Classification Problems

The Softmax

  1. Purpose: Transforms a vector of real numbers into a probability distribution, where each value represents the probability of a specific class or outcome.

  2. Usage:

    • Final activation function in neural networks for multi-class classification tasks.

    • Used with cross-entropy loss, a common choice for multi-class classification, which optimization functions aim to minimize.

  3. Process:

    • Exponentiation: Applies the exponential function (e^x) to each element of the input vector, emphasizing larger values.
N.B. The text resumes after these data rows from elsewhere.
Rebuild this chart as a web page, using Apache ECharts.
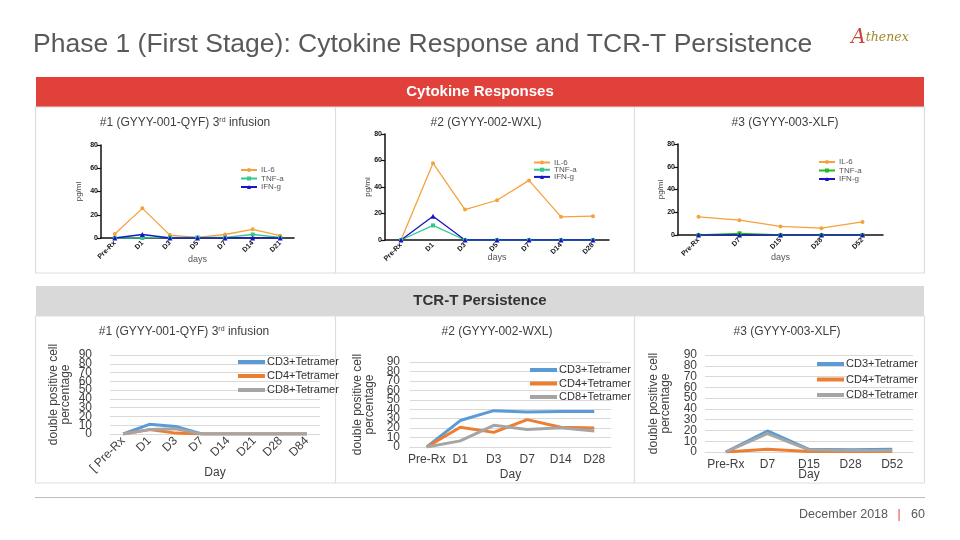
<!DOCTYPE html>
<html><head><meta charset="utf-8">
<script src="https://cdn.jsdelivr.net/npm/echarts@6/dist/echarts.min.js"></script>
<style>html,body{margin:0;padding:0;background:#fff}#c{width:960px;height:540px}</style>
</head><body><div id="c"></div>
<script>
// ---- Cytokine responses (pg/ml) ----
const cytoDays1 = ['Pre-Rx','D1','D3','D5','D7','D14','D21'];
const il6_1 = [3.5, 25.5, 2.5, 0.5, 3, 7.5, 2];
const tnf_1 = [0, 0, 0.5, 0.5, 0.5, 3, 0.5];
const ifn_1 = [0, 3, 0, 0, 0, 0, 0];

const cytoDays2 = ['Pre-Rx','D1','D3','D5','D7','D14','D28'];
const il6_2 = [0, 58, 23, 30, 45, 17.5, 18];
const tnf_2 = [0, 11, 0, 0, 0, 0, 0];
const ifn_2 = [0, 18, 0, 0, 0, 0, 0];

const cytoDays3 = ['Pre-Rx','D7','D15','D28','D52'];
const il6_3 = [16, 13, 7.5, 6, 11.5];
const tnf_3 = [0, 1.5, 0, 0, 0];
const ifn_3 = [0, 0, 0, 0, 0];

const cytoTicks = [0, 20, 40, 60, 80];

// ---- TCR-T persistence (double positive cell percentage) ----
const tcrDays1 = ['[ Pre-Rx','D1','D3','D7','D14','D21','D28','D84'];
const cd3_1 = [0, 11, 8.5, 0, 0, 0, 0, 0];
const cd4_1 = [0, 5, 1, 0, 0, 0, 0, 0];
const cd8_1 = [0, 5, 6, 0, 0, 0, 0, 0];

const tcrDays2 = ['Pre-Rx','D1','D3','D7','D14','D28'];
const cd3_2 = [0, 28, 38.5, 37, 37.5, 37.5];
const cd4_2 = [0, 21, 15.5, 29, 21, 20];
const cd8_2 = [0, 6.5, 23, 18.5, 20.5, 17];

const tcrDays3 = ['Pre-Rx','D7','D15','D28','D52'];
const cd3_3 = [0, 19.5, 2.5, 2, 2.5];
const cd4_3 = [0, 2.5, 0.5, 0.5, 0.5];
const cd8_3 = [0, 17, 2, 1.5, 1.5];

const tcrTicks = [0, 10, 20, 30, 40, 50, 60, 70, 80, 90];

const FONT = 'Liberation Sans';
const chart = echarts.init(document.getElementById('c'));

function gpX(i, cats, gap) {
  return {type:'category', gridIndex:i, data:cats, boundaryGap:true,
    axisLine:{lineStyle:{color:'#111', width:1.5}},
    axisTick:{alignWithLabel:true, length:4, lineStyle:{color:'#111', width:1.2}},
    axisLabel:{rotate:45, fontSize:7, fontWeight:'bold', color:'#111', margin:4, interval:0, hideOverlap:false, fontFamily:FONT},
    name:'days', nameLocation:'middle', nameGap:gap, nameMoveOverlap:false,
    nameTextStyle:{fontSize:9, color:'#555', fontFamily:FONT}};
}
function gpY(i, gap) {
  return {type:'value', gridIndex:i, min:cytoTicks[0], max:cytoTicks[cytoTicks.length-1], interval:cytoTicks[1]-cytoTicks[0],
    axisLine:{show:true, lineStyle:{color:'#111', width:1.5}},
    axisTick:{show:true, length:4, lineStyle:{color:'#111', width:1.2}},
    axisLabel:{fontSize:7, fontWeight:'bold', color:'#111', margin:3, showMinLabel:true, showMaxLabel:true, hideOverlap:false, fontFamily:FONT},
    splitLine:{show:false},
    name:'pg/ml', nameLocation:'middle', nameGap:gap, nameMoveOverlap:false,
    nameTextStyle:{fontSize:8, color:'#444', fontFamily:FONT}};
}
function xlX(i, cats, rot, gap) {
  return {type:'category', gridIndex:i, data:cats, boundaryGap:true,
    axisLine:{lineStyle:{color:'#d9d9d9', width:1}},
    axisTick:{show:false},
    axisLabel:{rotate:rot, fontSize:12, color:'#404040', margin:rot ? 5 : 7, interval:0, hideOverlap:false, fontFamily:FONT},
    name:'Day', nameLocation:'middle', nameGap:gap, nameMoveOverlap:false,
    nameTextStyle:{fontSize:12, color:'#404040', fontFamily:FONT}};
}
// value axis that positions the data and draws the gridlines
function xlY(i, gap) {
  return {type:'value', gridIndex:i, min:tcrTicks[0], max:tcrTicks[tcrTicks.length-1], interval:tcrTicks[1]-tcrTicks[0],
    position:'left', axisLine:{show:false}, axisTick:{show:false}, axisLabel:{show:false},
    splitLine:{lineStyle:{color:'#d9d9d9', width:1}},
    name:'double positive cell\npercentage', nameLocation:'middle', nameGap:gap, nameMoveOverlap:false,
    nameTextStyle:{fontSize:12, lineHeight:12, color:'#404040', fontFamily:FONT, align:'center'}};
}
// companion axis that prints every tick label of the same 0-90 scale (none hidden)
function xlYLabels(i, margin) {
  return {type:'category', gridIndex:i, data:tcrTicks.map(String), boundaryGap:false, position:'left',
    axisLine:{show:false}, axisTick:{show:false}, splitLine:{show:false},
    axisLabel:{interval:0, fontSize:12, color:'#404040', margin:margin, hideOverlap:false, fontFamily:FONT}};
}
function gpS(i, name, data, color, symbol, size) {
  return {type:'line', name:name, xAxisIndex:i, yAxisIndex:i, data:data, symbol:symbol, symbolSize:size,
    lineStyle:{color:color, width:1.3}, itemStyle:{color:color}, animation:false, z:3};
}
function xlS(i, name, data, color) {
  return {type:'line', name:name, xAxisIndex:i, yAxisIndex:i, data:data, symbol:'none', showSymbol:false,
    lineStyle:{color:color, width:3}, itemStyle:{color:color}, animation:false};
}
function gpL(left, top, names, h) {
  return {left:left, top:top, orient:'vertical', data:names, itemWidth:16, itemHeight:5, itemGap:h-8,
    selectedMode:false, formatter:n => n.trim(),
    textStyle:{fontSize:8, lineHeight:8, color:'#555', fontFamily:FONT, padding:[0,0,0,-1]}};
}
function xlL(left, top, gap) {
  return {left:left, top:top, orient:'vertical', data:['CD3+Tetramer','CD4+Tetramer','CD8+Tetramer'],
    icon:'rect', itemWidth:27, itemHeight:4, itemGap:gap, selectedMode:false,
    textStyle:{fontSize:11, lineHeight:13, color:'#333', fontFamily:FONT, padding:[0,0,0,-3]}};
}

const C_IL6 = '#f5a23c', C_TNF = '#32c98c', C_TNF3 = '#22bb22', C_IFN = '#1616c8';
const C_CD3 = '#5b9bd5', C_CD4 = '#ed7d31', C_CD8 = '#a5a5a5';

function txt(x, y, text, size, color, extra) {
  return Object.assign({type:'text', x:x, y:y, z:10, silent:true,
    style:Object.assign({text:text, fontSize:size, fontFamily:FONT, fill:color,
      align:'center', verticalAlign:'middle', textAlign:'center', textVerticalAlign:'middle'}, extra || {})});
}
const supRich = {sup:{fontSize:7, verticalAlign:'top', fontFamily:FONT, fill:'#404040'}};

const option = {
  animation:false,
  textStyle:{fontFamily:FONT},
  grid:[
    {left:101, top:145, width:193, height:93, outerBoundsMode:'none'},
    {left:385, top:134, width:224, height:106, outerBoundsMode:'none'},
    {left:678, top:144, width:205, height:91, outerBoundsMode:'none'},
    {left:110, top:355, width:210, height:79, outerBoundsMode:'none'},
    {left:410, top:362, width:201, height:85, outerBoundsMode:'none'},
    {left:705, top:355, width:208, height:97, outerBoundsMode:'none'}
  ],
  xAxis:[
    gpX(0, cytoDays1, 17), gpX(1, cytoDays2, 13), gpX(2, cytoDays3, 18),
    xlX(3, tcrDays1, 45, 33), xlX(4, tcrDays2, 0, 22), xlX(5, tcrDays3, 0, 17)
  ],
  yAxis:[
    gpY(0, 18), gpY(1, 13), gpY(2, 13),
    xlY(3, 38), xlY(4, 34), xlY(5, 33),
    xlYLabels(3, 18), xlYLabels(4, 10), xlYLabels(5, 8)
  ],
  legend:[
    gpL(235, 161, ['IL-6','TNF-a','IFN-g'], 8.5),
    gpL(528, 153.5, ['IL-6','TNF-a','IFN-g'], 7.2),
    gpL(813, 153, ['IL-6','TNF-a ','IFN-g'], 8.5),
    xlL(233, 350.5, 1),
    xlL(525, 358.5, 0.5),
    xlL(812, 352.5, 2.5)
  ],
  series:[
    gpS(0, 'IL-6', il6_1, C_IL6, 'circle', 4),
    gpS(0, 'TNF-a', tnf_1, C_TNF, 'rect', 4),
    gpS(0, 'IFN-g', ifn_1, C_IFN, 'triangle', 5),
    gpS(1, 'IL-6', il6_2, C_IL6, 'circle', 4),
    gpS(1, 'TNF-a', tnf_2, C_TNF, 'rect', 4),
    gpS(1, 'IFN-g', ifn_2, C_IFN, 'triangle', 5),
    gpS(2, 'IL-6', il6_3, C_IL6, 'circle', 4),
    gpS(2, 'TNF-a ', tnf_3, C_TNF3, 'rect', 4),
    gpS(2, 'IFN-g', ifn_3, C_IFN, 'triangle', 5),
    xlS(3, 'CD3+Tetramer', cd3_1, C_CD3),
    xlS(3, 'CD4+Tetramer', cd4_1, C_CD4),
    xlS(3, 'CD8+Tetramer', cd8_1, C_CD8),
    xlS(4, 'CD3+Tetramer', cd3_2, C_CD3),
    xlS(4, 'CD4+Tetramer', cd4_2, C_CD4),
    xlS(4, 'CD8+Tetramer', cd8_2, C_CD8),
    xlS(5, 'CD3+Tetramer', cd3_3, C_CD3),
    xlS(5, 'CD4+Tetramer', cd4_3, C_CD4),
    xlS(5, 'CD8+Tetramer', cd8_3, C_CD8)
  ],
  graphic:[
    // panels
    {type:'rect', z:-10, silent:true, shape:{x:36, y:77, width:888, height:30}, style:{fill:'#e2403a'}},
    {type:'rect', z:-10, silent:true, shape:{x:35.5, y:107, width:889, height:166}, style:{fill:'#fff', stroke:'#dedede', lineWidth:1.2}},
    {type:'line', z:-9, silent:true, shape:{x1:335.5, y1:107, x2:335.5, y2:273}, style:{stroke:'#dedede', lineWidth:1.2}},
    {type:'line', z:-9, silent:true, shape:{x1:634.5, y1:107, x2:634.5, y2:273}, style:{stroke:'#dedede', lineWidth:1.2}},
    {type:'rect', z:-10, silent:true, shape:{x:36, y:286, width:888, height:30}, style:{fill:'#d9d9da'}},
    {type:'rect', z:-10, silent:true, shape:{x:35.5, y:316, width:889, height:167}, style:{fill:'#fff', stroke:'#dedede', lineWidth:1.2}},
    {type:'line', z:-9, silent:true, shape:{x1:335.5, y1:316, x2:335.5, y2:483}, style:{stroke:'#dedede', lineWidth:1.2}},
    {type:'line', z:-9, silent:true, shape:{x1:634.5, y1:316, x2:634.5, y2:483}, style:{stroke:'#dedede', lineWidth:1.2}},
    {type:'line', z:-9, silent:true, shape:{x1:35, y1:497.5, x2:925, y2:497.5}, style:{stroke:'#bdbdbd', lineWidth:1.2}},
    // title
    txt(33, 45, 'Phase 1 (First Stage): Cytokine Response and TCR-T Persistence', 26.5, '#58595b', {align:'left', textAlign:'left'}),
    // logo
    {type:'text', x:880, y:38, z:10, silent:true, style:{text:'{a|A}{b|thenex}', align:'center', verticalAlign:'middle', textAlign:'center', textVerticalAlign:'middle',
      rich:{a:{fontSize:20, fontStyle:'italic', fontFamily:'DejaVu Serif', fill:'#c8433a'}, b:{fontSize:12.5, fontStyle:'italic', fontFamily:'DejaVu Serif', fill:'#a08a2a'}}}},
    // section headers
    txt(480, 92, 'Cytokine Responses', 15, '#ffffff', {fontWeight:'bold'}),
    txt(480, 301, 'TCR-T Persistence', 15, '#333333', {fontWeight:'bold'}),
    // sub titles
    txt(185, 123, '#1 (GYYY-001-QYF) 3{sup|rd} infusion', 12, '#404040', {rich:supRich}),
    txt(486, 123, '#2 (GYYY-002-WXL)', 12, '#404040'),
    txt(785, 123, '#3 (GYYY-003-XLF)', 12, '#404040'),
    txt(184, 332, '#1 (GYYY-001-QYF) 3{sup|rd} infusion', 12, '#404040', {rich:supRich}),
    txt(497, 332, '#2 (GYYY-002-WXL)', 12, '#404040'),
    txt(787, 332, '#3 (GYYY-003-XLF)', 12, '#404040'),
    // footer
    txt(888, 515, 'December 2018', 12.5, '#595959', {align:'right', textAlign:'right'}),
    txt(899, 515, '|', 12, '#e2403a'),
    txt(911, 515, '60', 12.5, '#595959', {align:'left', textAlign:'left'})
  ]
};
chart.setOption(option);
</script></body></html>
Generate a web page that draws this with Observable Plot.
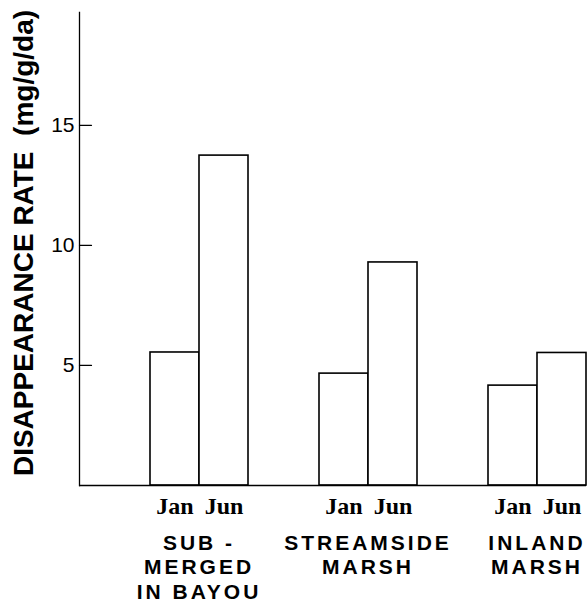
<!DOCTYPE html>
<html><head><meta charset="utf-8">
<script src="https://cdn.jsdelivr.net/npm/d3@7"></script>
<script src="https://cdn.jsdelivr.net/npm/@observablehq/plot@0.6"></script>
<style>
html,body{margin:0;padding:0;background:#fff;}
#chart{width:588px;height:602px;overflow:hidden;}
g[aria-label="fx-axis tick label"] text { letter-spacing: 3px; }
</style></head><body><div id="chart"></div>
<script>
const groups = ["SUB -\nMERGED\nIN BAYOU", "STREAMSIDE\nMARSH", "INLAND\nMARSH"];
const seasons = ["Jan", "Jun"];
const janValues = [5.54, 4.66, 4.16];
const junValues = [13.74, 9.29, 5.52];
const yTicks = [5, 10, 15];
const yTitle = "DISAPPEARANCE RATE  (mg/g/da)";

const rows = groups.flatMap((g, i) => [
  {group: g, season: seasons[0], value: janValues[i]},
  {group: g, season: seasons[1], value: junValues[i]}
]);
const tickRows = yTicks.map(v => ({group: groups[0], value: v}));

const tickShape = {draw(context, l) { context.moveTo(0, 0); context.lineTo(0, -l); }};

const chart = Plot.plot({
  width: 588,
  height: 602,
  marginLeft: 78,
  marginRight: 1,
  marginTop: 12,
  marginBottom: 117,
  style: {background: "#fff", color: "#000", fontFamily: "Liberation Sans, Arial, sans-serif"},
  fx: {domain: groups, padding: 0, label: null},
  x: {domain: seasons, paddingInner: 0, paddingOuter: 0.7, align: 1, label: null},
  y: {domain: [0, 19.7], label: null},
  marks: [
    Plot.barY(rows, {fx: "group", x: "season", y: "value", fill: "#fff", stroke: "#000", strokeWidth: 1.6}),
    Plot.ruleY([0], {stroke: "#000", strokeWidth: 1.6}),
    Plot.frame({anchor: "left", facet: "super", stroke: "#000", strokeWidth: 1.3}),
    Plot.vector(tickRows, {fx: "group", y: "value", frameAnchor: "left", length: 12, rotate: 90, anchor: "start", shape: tickShape, stroke: "#000", strokeWidth: 1.2}),
    Plot.axisY(yTicks, {anchor: "left", tickSize: 0, tickPadding: 5, fontSize: 21, fontFamily: "Liberation Sans, Arial, sans-serif", label: null}),
    Plot.text([yTitle], {frameAnchor: "left", textAnchor: "middle", rotate: -90, dx: -66, dy: -6, lineAnchor: "top", facet: "super", fontSize: 28, fontWeight: "bold", fontFamily: "Liberation Sans, Arial, sans-serif", fill: "#000"}),
    Plot.axisX({anchor: "bottom", tickSize: 0, tickPadding: 11, fontSize: 24, fontWeight: "bold", fontFamily: "Liberation Serif, Times New Roman, serif", label: null}),
    Plot.axisFx({anchor: "bottom", tickSize: 0, tickPadding: 47, dx: 35, fontSize: 21, fontWeight: "bold", lineHeight: 1.16, fontFamily: "Liberation Sans, Arial, sans-serif", label: null})
  ]
});
document.getElementById("chart").appendChild(chart);
</script>
</body></html>
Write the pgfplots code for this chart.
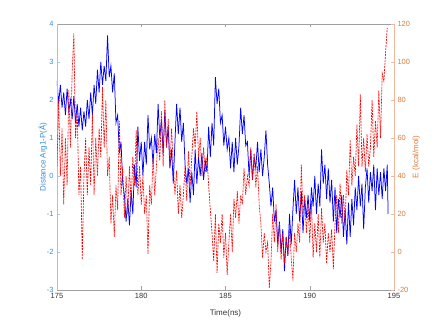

    • Normalization: Divides each exponentiated value by the sum of all exponentiated values, ensuring the output values add up to 1, forming a valid probability distribution.

  4. Roles:

    • Nonnegative.

    • Amplification: Exaggerates differences between input values, making larger values significantly more prominent.

    • Non-linearity: Introduces non-linearity into the neural network.

    • Optimization: Differentiable nature of softmax function allows for efficient use of gradient-based optimization algorithms during model training.

Cross-Entropy Loss

Entropy
\[H[P] = - \sum_j P(j) \log P(j)\]
  1. P(j): Probability of j.

  2. -log P(j): Least coding bits of P(j).

Cross-Entropy
\[H(P, Q) = - \sum_j P(j) \log Q(j)\]
  1. P(j): Real probability of j.

  2. Q(j): Predicted probability of j.

  3. For P(j), the least coding bits will be -log P(j).

  4. -log Q(j) >= -log P(j)

  5. H(P, Q) >= H(P) >= 0

Cross-Entropy Loss
\[l(\mathbf{y}, \hat{\mathbf{y}}) = - \sum_{j=1}^q y_j \log \hat{y}_j\]
  1. \(\mathbf{y}\): Real probability distribution.

  2. \(\hat{\mathbf{y}}\): Predicted probability distribution.

  3. \(l(\mathbf{y}, \hat{\mathbf{y}})\) >= \(l(\mathbf{y})\) >= 0

Softmax
\[\hat{y}_i = \frac{\exp(o_i)}{\sum_j \exp(o_j)}\]
Softmax and Cross-Entropy Loss
\[\begin{split}\begin{aligned} l(\mathbf{y}, \hat{\mathbf{y}}) &= - \sum_{j=1}^q y_j \log \frac{\exp(o_j)}{\sum_{k=1}^q \exp(o_k)} \\ &= \sum_{j=1}^q y_j \log \sum_{k=1}^q \exp(o_k) - \sum_{j=1}^q y_j o_j \\ &= \log \sum_{k=1}^q \exp(o_k) - \sum_{j=1}^q y_j o_j. \end{aligned}\end{split}\]
Derivative with respect to any logit \(o_j\)
\[\partial_{o_j} l(\mathbf{y}, \hat{\mathbf{y}}) = \frac{\exp(o_j)}{\sum_{k=1}^q \exp(o_k)} - y_j = \mathrm{softmax}(\mathbf{o})_j - y_j\]
  1. The gradient of the linear regresion: \(\hat{\mathbf{y}} - \mathbf{y}\)

  2. The gradient of the softmax regrestion: \(\mathrm{softmax}(\mathbf{o}) - y\)